If religion means pursuing our ultimate final end, who is God, then it is He who is the “basic good,” not religion. The goodness of a means is borrowed from the end that it serves. A religion that perverts the capacity to seek our ultimate final end by turning us away from God instead of toward Him is not a lesser good – a lesser participation in “the good of religion” – but an actual evil. For that is what evil is: A privation or disorder in something that would otherwise have been good. The reason why liberty within the bounds of a just public order must be granted even perverted religions is not that they too are good, but that without such liberty we lack even the chance to discover our errors without misdirection from tyrants.
While we are at it, let us consider the Godward longing that moves us to participate in religion. Certainly this longing has a nobility of its own. Lesser creatures are not capable of it; we have it because we are made in the image of God. But the perversion of the best is the worst.
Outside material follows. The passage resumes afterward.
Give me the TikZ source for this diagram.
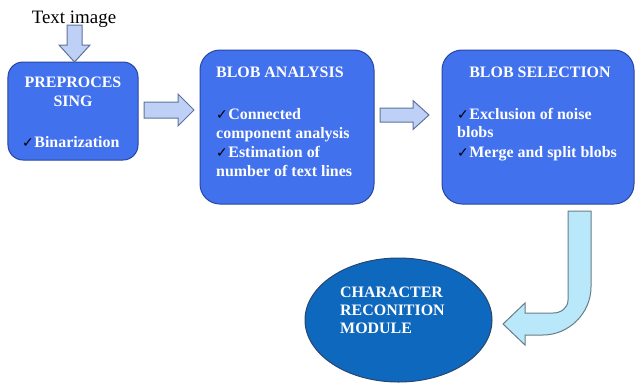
\documentclass[tikz,border=0pt]{standalone}
\usepackage{fontspec}
\setmainfont{Liberation Serif}
\newfontfamily\tms{Liberation Serif}
\newfontfamily\dvs{DejaVu Sans}
\usetikzlibrary{shapes.geometric}
\definecolor{boxfill}{RGB}{66,113,238}
\definecolor{boxline}{RGB}{40,70,160}
\definecolor{ellfill}{RGB}{14,104,190}
\definecolor{ellline}{RGB}{40,70,110}
\definecolor{arrfill}{RGB}{190,208,245}
\definecolor{arrline}{RGB}{95,115,155}
\definecolor{bentfill}{RGB}{185,232,250}
\definecolor{bentline}{RGB}{105,125,135}
\newcommand\ck{{\dvs\fontsize{14}{14}\selectfont\textcolor{black}{✓}}\hspace{0.5bp}}
\tikzset{
  stagebox/.style={draw=boxline, fill=boxfill, line width=1bp, inner sep=0pt},
  modell/.style={ellipse, draw=ellline, fill=ellfill, line width=1bp, inner sep=0pt},
  wtxt/.style={text=white, inner sep=0pt, font=\tms\bfseries\fontsize{16}{19}\selectfont},
  wl/.style={wtxt, anchor=base west},
  wc/.style={wtxt, anchor=base},
  blockarrow/.style={draw=arrline, fill=arrfill, line width=1bp, line join=miter},
  bentarrow/.style={draw=bentline, fill=bentfill, line width=1bp, line join=miter},
}
\begin{document}
\begin{tikzpicture}[x=1bp,y=-1bp]
\useasboundingbox (0,0) rectangle (638,383);
\fill[white] (0,0) rectangle (638,383);

% stages
\node[stagebox, rounded corners=15bp, minimum width=130bp, minimum height=98bp] (pre) at (73,111) {};
\node[stagebox, rounded corners=20bp, minimum width=174bp, minimum height=154bp] (ana) at (287,127) {};
\node[stagebox, rounded corners=20bp, minimum width=192bp, minimum height=154bp] (sel) at (538,127) {};
\node[modell, minimum width=187bp, minimum height=124bp] (crm) at (398.5,320) {};

% input label
\node[anchor=base, inner sep=0pt, font=\tms\fontsize{19}{22}\selectfont] (inp) at (74,23) {Text image};

% block arrows
\draw[blockarrow] (67,25) -- (82,25) -- (82,45) -- (90,45) -- (74.5,62) -- (59,45) -- (67,45) -- cycle;
\draw[blockarrow] (144,102) -- (178,102) -- (178,94) -- (194,110) -- (178,126) -- (178,118) -- (144,118) -- cycle;
\draw[blockarrow] (380,108) -- (413,108) -- (413,100.5) -- (429,115) -- (413,129.5) -- (413,122) -- (380,122) -- cycle;
\draw[bentarrow] (568,211) -- (591,211) -- (591,287)
  .. controls (591,313) and (569,335) .. (543,335)
  -- (525,335) -- (525,345) -- (503,324) -- (525,303) -- (525,313) -- (553,313)
  .. controls (561,313) and (568,308) .. (568,300) -- cycle;

% texts box 1
\node[wc] (t1a) at (73,87) {PREPROCES};
\node[wc] (t1b) at (73,106) {SING};
\node[wl] (t1c) at (22,147) {\ck Binarization};

% texts box 2
\node[wl] (t2a) at (216,77) {BLOB ANALYSIS};
\node[wl] (t2b) at (216,119) {\ck Connected};
\node[wl] (t2c) at (216,138) {component analysis};
\node[wl] (t2d) at (216,157) {\ck Estimation of};
\node[wl] (t2e) at (216,176) {number of text lines};

% texts box 3
\node[wc] (t3a) at (540,77) {BLOB SELECTION};
\node[wl] (t3b) at (457,119) {\ck Exclusion of noise};
\node[wl] (t3c) at (457,137) {blobs};
\node[wl] (t3d) at (457,157) {\ck Merge and split blobs};

% ellipse text
\node[wl] (t4a) at (340,297) {CHARACTER};
\node[wl] (t4b) at (340,315) {RECONITION};
\node[wl] (t4c) at (340,333) {MODULE};
\end{tikzpicture}
\end{document}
When a pro-abortion demonstrator at the Texas state capitol was caught on video sardonically saying “Hail, Satan,” it was not a moment of diminished nobility but a horror.
Basic goods theory holds that none of the goods it considers basic is more important than any other, just because none of them is a means to any other. For example, it holds that neither play nor friendship is more important, because play is not merely a means to friendship, nor is friendship merely a means to play. But this is a non sequitur. From the premise that one thing is not a means to another, it does not follow that neither is more important.
Thomas Aquinas held that the fact that God is our ultimate final end is demonstrable by reason. If this is true, then seeking Him is plainly most important. Revelation concurs: “Seek first his kingdom and his righteousness, and all these things shall be yours as well.”